Exercise materials -
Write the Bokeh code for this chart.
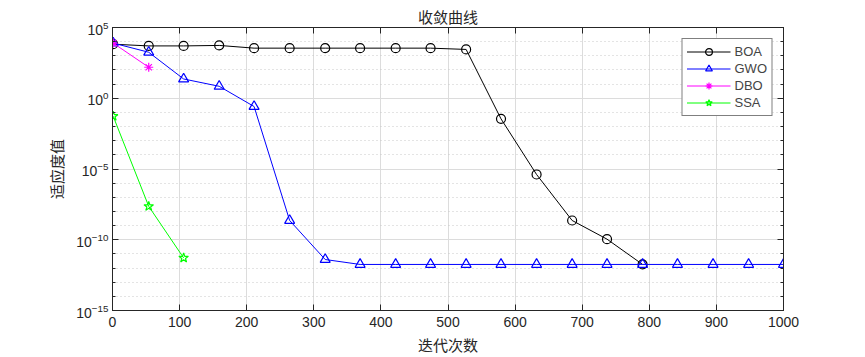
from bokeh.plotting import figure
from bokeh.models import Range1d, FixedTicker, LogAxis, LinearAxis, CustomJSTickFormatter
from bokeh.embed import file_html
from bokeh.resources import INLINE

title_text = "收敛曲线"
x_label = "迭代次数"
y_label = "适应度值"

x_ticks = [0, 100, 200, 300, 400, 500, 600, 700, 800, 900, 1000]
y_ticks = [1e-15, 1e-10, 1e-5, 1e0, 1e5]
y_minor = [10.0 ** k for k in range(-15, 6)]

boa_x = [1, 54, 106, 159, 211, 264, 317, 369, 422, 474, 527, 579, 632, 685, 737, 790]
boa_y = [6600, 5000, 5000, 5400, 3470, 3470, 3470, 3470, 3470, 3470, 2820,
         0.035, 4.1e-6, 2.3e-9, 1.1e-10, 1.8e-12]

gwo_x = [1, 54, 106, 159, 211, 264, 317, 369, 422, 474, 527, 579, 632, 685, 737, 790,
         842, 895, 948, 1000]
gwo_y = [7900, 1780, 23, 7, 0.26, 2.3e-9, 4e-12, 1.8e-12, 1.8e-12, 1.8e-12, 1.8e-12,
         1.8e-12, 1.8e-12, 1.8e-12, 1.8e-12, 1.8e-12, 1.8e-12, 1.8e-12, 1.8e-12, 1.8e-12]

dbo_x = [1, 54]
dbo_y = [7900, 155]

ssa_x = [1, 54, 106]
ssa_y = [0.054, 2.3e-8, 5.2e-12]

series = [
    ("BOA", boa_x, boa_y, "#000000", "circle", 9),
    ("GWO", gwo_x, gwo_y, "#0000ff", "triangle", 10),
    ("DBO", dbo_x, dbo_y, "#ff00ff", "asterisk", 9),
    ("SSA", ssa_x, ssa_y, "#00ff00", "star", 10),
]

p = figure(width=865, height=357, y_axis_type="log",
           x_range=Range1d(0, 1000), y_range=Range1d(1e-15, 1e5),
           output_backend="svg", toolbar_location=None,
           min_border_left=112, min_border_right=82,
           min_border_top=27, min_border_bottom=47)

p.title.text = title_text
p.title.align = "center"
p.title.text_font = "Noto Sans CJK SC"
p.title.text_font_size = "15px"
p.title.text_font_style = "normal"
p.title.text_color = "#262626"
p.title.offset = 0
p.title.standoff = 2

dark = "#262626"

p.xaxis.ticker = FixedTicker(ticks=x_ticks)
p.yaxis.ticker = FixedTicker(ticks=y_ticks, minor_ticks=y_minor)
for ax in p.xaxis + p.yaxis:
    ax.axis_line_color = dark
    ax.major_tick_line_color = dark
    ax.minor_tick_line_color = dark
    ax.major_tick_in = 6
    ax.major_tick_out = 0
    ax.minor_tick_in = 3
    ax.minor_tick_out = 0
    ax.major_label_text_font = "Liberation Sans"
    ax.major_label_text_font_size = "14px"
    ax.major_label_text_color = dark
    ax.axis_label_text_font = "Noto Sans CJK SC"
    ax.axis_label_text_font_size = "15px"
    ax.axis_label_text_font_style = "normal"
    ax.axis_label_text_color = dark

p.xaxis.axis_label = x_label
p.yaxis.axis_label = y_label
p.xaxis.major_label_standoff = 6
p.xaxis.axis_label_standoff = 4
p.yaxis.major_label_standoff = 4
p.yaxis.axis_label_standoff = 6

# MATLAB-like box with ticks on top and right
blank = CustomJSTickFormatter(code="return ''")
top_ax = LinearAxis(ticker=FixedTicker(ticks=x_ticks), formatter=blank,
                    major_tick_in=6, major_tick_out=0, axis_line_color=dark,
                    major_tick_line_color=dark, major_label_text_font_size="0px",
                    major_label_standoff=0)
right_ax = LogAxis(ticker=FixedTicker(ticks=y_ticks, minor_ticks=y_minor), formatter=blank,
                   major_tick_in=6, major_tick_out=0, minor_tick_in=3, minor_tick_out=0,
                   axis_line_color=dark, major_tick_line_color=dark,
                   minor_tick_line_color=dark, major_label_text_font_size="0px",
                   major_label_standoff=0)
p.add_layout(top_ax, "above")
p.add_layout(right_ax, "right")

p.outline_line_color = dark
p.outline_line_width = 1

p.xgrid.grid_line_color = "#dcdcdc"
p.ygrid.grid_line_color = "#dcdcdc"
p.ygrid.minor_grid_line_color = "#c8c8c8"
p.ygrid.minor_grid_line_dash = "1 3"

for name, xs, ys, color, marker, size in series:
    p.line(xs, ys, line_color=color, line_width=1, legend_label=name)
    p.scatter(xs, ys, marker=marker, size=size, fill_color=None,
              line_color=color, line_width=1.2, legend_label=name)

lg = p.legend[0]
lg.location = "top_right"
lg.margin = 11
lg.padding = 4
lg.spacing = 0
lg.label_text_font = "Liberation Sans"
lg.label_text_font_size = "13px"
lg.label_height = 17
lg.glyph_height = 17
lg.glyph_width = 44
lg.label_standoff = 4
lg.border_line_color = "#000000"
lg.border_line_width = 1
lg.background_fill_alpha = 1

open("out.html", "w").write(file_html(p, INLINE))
* * *
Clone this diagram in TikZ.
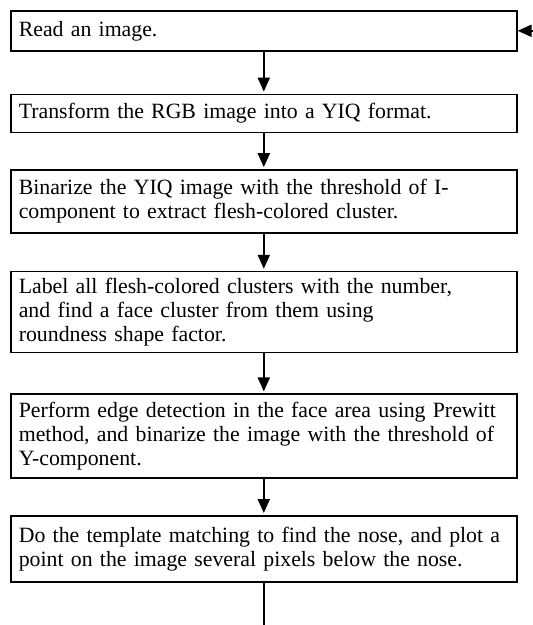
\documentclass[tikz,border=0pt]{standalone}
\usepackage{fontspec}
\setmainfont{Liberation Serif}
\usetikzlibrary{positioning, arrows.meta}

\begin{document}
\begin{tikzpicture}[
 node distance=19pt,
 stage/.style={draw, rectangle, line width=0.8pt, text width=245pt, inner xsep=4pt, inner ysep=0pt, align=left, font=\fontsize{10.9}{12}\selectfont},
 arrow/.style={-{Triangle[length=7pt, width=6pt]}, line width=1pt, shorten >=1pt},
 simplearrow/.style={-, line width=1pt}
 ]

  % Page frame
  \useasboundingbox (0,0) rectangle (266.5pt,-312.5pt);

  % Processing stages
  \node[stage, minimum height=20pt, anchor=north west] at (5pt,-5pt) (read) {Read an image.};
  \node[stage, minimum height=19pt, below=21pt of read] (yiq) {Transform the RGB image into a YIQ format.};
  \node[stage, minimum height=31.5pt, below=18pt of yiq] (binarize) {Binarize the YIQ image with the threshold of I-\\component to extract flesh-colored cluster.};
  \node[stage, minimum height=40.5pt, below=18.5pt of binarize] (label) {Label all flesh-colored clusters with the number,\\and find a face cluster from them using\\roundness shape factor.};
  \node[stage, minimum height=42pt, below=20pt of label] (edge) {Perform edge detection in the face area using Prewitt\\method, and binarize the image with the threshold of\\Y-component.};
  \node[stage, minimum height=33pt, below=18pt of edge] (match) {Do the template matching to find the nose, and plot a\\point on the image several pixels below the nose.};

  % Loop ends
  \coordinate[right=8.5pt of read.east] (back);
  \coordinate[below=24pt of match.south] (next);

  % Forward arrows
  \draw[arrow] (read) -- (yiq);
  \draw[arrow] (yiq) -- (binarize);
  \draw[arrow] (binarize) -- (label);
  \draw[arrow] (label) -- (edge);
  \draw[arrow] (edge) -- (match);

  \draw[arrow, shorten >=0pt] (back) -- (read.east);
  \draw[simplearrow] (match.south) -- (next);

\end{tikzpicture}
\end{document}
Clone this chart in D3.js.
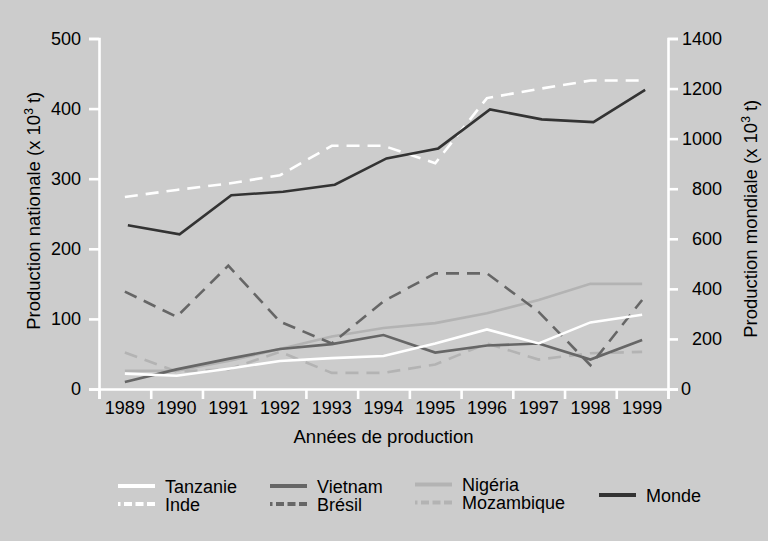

Objective - Look above and copy only the lines from the one holding "Write the Bokeh code for this chart." to the one holding "from bokeh.resources import INLINE", both included, exactly, minus the pictures.

Task output -
Write the Bokeh code for this chart.
from bokeh.plotting import figure
from bokeh.models import Range1d, FixedTicker, LogAxis, LinearAxis, CustomJSTickFormatter
from bokeh.embed import file_html
from bokeh.resources import INLINE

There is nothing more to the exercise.